STORED DATA:
-------
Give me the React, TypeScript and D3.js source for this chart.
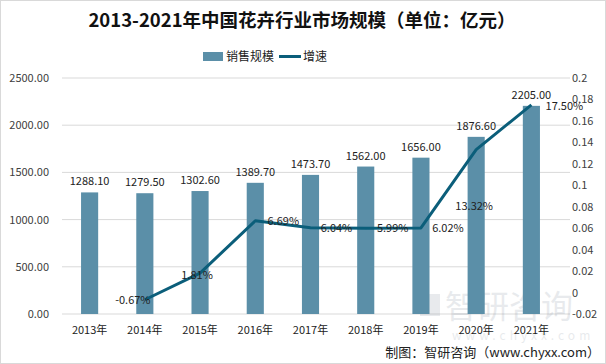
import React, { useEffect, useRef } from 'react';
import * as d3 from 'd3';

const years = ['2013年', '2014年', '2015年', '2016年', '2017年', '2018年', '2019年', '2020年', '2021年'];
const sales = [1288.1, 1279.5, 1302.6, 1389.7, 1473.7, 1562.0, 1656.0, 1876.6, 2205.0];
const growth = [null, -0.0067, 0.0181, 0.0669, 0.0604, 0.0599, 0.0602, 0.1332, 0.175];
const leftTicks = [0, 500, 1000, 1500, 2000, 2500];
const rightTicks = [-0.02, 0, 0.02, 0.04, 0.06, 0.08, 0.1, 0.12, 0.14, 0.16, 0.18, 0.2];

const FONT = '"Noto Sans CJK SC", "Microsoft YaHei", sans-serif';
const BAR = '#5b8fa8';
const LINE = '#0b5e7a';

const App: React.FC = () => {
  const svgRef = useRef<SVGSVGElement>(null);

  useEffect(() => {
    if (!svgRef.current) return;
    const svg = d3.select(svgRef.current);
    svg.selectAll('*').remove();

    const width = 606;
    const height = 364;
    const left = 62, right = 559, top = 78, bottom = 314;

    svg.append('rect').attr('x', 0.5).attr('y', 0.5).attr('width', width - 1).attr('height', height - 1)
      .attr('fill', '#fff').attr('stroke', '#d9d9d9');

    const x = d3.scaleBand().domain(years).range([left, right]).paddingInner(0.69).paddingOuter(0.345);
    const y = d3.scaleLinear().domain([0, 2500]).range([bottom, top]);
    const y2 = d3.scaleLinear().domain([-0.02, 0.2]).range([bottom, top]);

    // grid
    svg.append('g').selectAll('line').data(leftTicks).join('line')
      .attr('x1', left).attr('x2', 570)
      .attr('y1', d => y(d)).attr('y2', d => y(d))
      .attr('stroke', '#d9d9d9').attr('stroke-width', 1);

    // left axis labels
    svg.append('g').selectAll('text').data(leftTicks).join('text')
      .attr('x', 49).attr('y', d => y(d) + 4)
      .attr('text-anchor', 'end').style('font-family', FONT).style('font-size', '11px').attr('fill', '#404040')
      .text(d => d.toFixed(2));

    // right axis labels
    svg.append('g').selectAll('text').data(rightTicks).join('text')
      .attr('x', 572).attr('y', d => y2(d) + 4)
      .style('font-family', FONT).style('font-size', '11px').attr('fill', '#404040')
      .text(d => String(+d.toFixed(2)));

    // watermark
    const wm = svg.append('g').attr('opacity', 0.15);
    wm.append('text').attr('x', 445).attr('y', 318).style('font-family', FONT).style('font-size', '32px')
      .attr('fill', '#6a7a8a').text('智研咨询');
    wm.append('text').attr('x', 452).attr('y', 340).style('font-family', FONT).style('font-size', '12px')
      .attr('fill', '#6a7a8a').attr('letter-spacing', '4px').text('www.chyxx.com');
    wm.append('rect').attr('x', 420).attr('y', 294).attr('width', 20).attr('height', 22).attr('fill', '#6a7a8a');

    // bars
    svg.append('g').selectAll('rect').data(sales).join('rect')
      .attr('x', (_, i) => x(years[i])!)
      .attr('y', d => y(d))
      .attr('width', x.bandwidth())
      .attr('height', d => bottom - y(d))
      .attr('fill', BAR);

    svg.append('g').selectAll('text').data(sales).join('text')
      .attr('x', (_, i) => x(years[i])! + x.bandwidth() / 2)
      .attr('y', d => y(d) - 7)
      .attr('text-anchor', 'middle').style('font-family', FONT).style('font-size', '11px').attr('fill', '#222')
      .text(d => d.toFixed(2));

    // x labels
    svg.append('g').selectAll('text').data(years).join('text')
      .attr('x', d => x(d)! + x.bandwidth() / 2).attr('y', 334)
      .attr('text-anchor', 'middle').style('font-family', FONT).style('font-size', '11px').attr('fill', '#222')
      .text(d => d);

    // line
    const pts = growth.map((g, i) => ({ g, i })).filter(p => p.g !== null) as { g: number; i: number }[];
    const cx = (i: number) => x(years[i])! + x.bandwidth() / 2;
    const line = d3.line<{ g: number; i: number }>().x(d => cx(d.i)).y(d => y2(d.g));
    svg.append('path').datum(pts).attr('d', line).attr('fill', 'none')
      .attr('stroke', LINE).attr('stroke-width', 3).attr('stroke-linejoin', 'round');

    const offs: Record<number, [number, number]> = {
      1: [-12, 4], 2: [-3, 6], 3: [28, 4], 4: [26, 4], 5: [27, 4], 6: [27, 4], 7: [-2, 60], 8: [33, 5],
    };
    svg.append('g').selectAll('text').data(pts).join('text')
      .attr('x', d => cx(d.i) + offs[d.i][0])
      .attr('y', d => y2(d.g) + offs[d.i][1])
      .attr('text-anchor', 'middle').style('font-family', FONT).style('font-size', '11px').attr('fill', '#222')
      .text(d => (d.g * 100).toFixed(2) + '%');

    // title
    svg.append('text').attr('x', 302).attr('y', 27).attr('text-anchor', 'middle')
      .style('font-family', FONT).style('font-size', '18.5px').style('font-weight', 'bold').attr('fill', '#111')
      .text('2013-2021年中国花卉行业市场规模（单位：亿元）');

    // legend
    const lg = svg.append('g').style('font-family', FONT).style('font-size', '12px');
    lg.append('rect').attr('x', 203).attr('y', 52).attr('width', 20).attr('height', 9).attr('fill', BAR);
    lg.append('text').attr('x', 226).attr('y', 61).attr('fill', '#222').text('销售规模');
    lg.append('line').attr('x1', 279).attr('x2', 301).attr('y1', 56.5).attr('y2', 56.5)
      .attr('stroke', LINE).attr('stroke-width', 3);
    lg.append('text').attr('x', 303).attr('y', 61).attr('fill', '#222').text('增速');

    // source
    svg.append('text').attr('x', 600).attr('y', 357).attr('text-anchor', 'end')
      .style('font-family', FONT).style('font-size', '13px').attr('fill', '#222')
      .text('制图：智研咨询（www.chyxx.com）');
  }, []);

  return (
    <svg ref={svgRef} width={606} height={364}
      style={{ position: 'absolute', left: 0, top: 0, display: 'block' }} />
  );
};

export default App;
-------
DIRECTION:
Give back exactly the lines from the first line of the data through the line with "const svgRef = useRef<SVGSVGElement>(null);", pictures excluded.

EXERCISE RESPONSE:
Give me the React, TypeScript and D3.js source for this chart.
import React, { useEffect, useRef } from 'react';
import * as d3 from 'd3';

const years = ['2013年', '2014年', '2015年', '2016年', '2017年', '2018年', '2019年', '2020年', '2021年'];
const sales = [1288.1, 1279.5, 1302.6, 1389.7, 1473.7, 1562.0, 1656.0, 1876.6, 2205.0];
const growth = [null, -0.0067, 0.0181, 0.0669, 0.0604, 0.0599, 0.0602, 0.1332, 0.175];
const leftTicks = [0, 500, 1000, 1500, 2000, 2500];
const rightTicks = [-0.02, 0, 0.02, 0.04, 0.06, 0.08, 0.1, 0.12, 0.14, 0.16, 0.18, 0.2];

const FONT = '"Noto Sans CJK SC", "Microsoft YaHei", sans-serif';
const BAR = '#5b8fa8';
const LINE = '#0b5e7a';

const App: React.FC = () => {
  const svgRef = useRef<SVGSVGElement>(null);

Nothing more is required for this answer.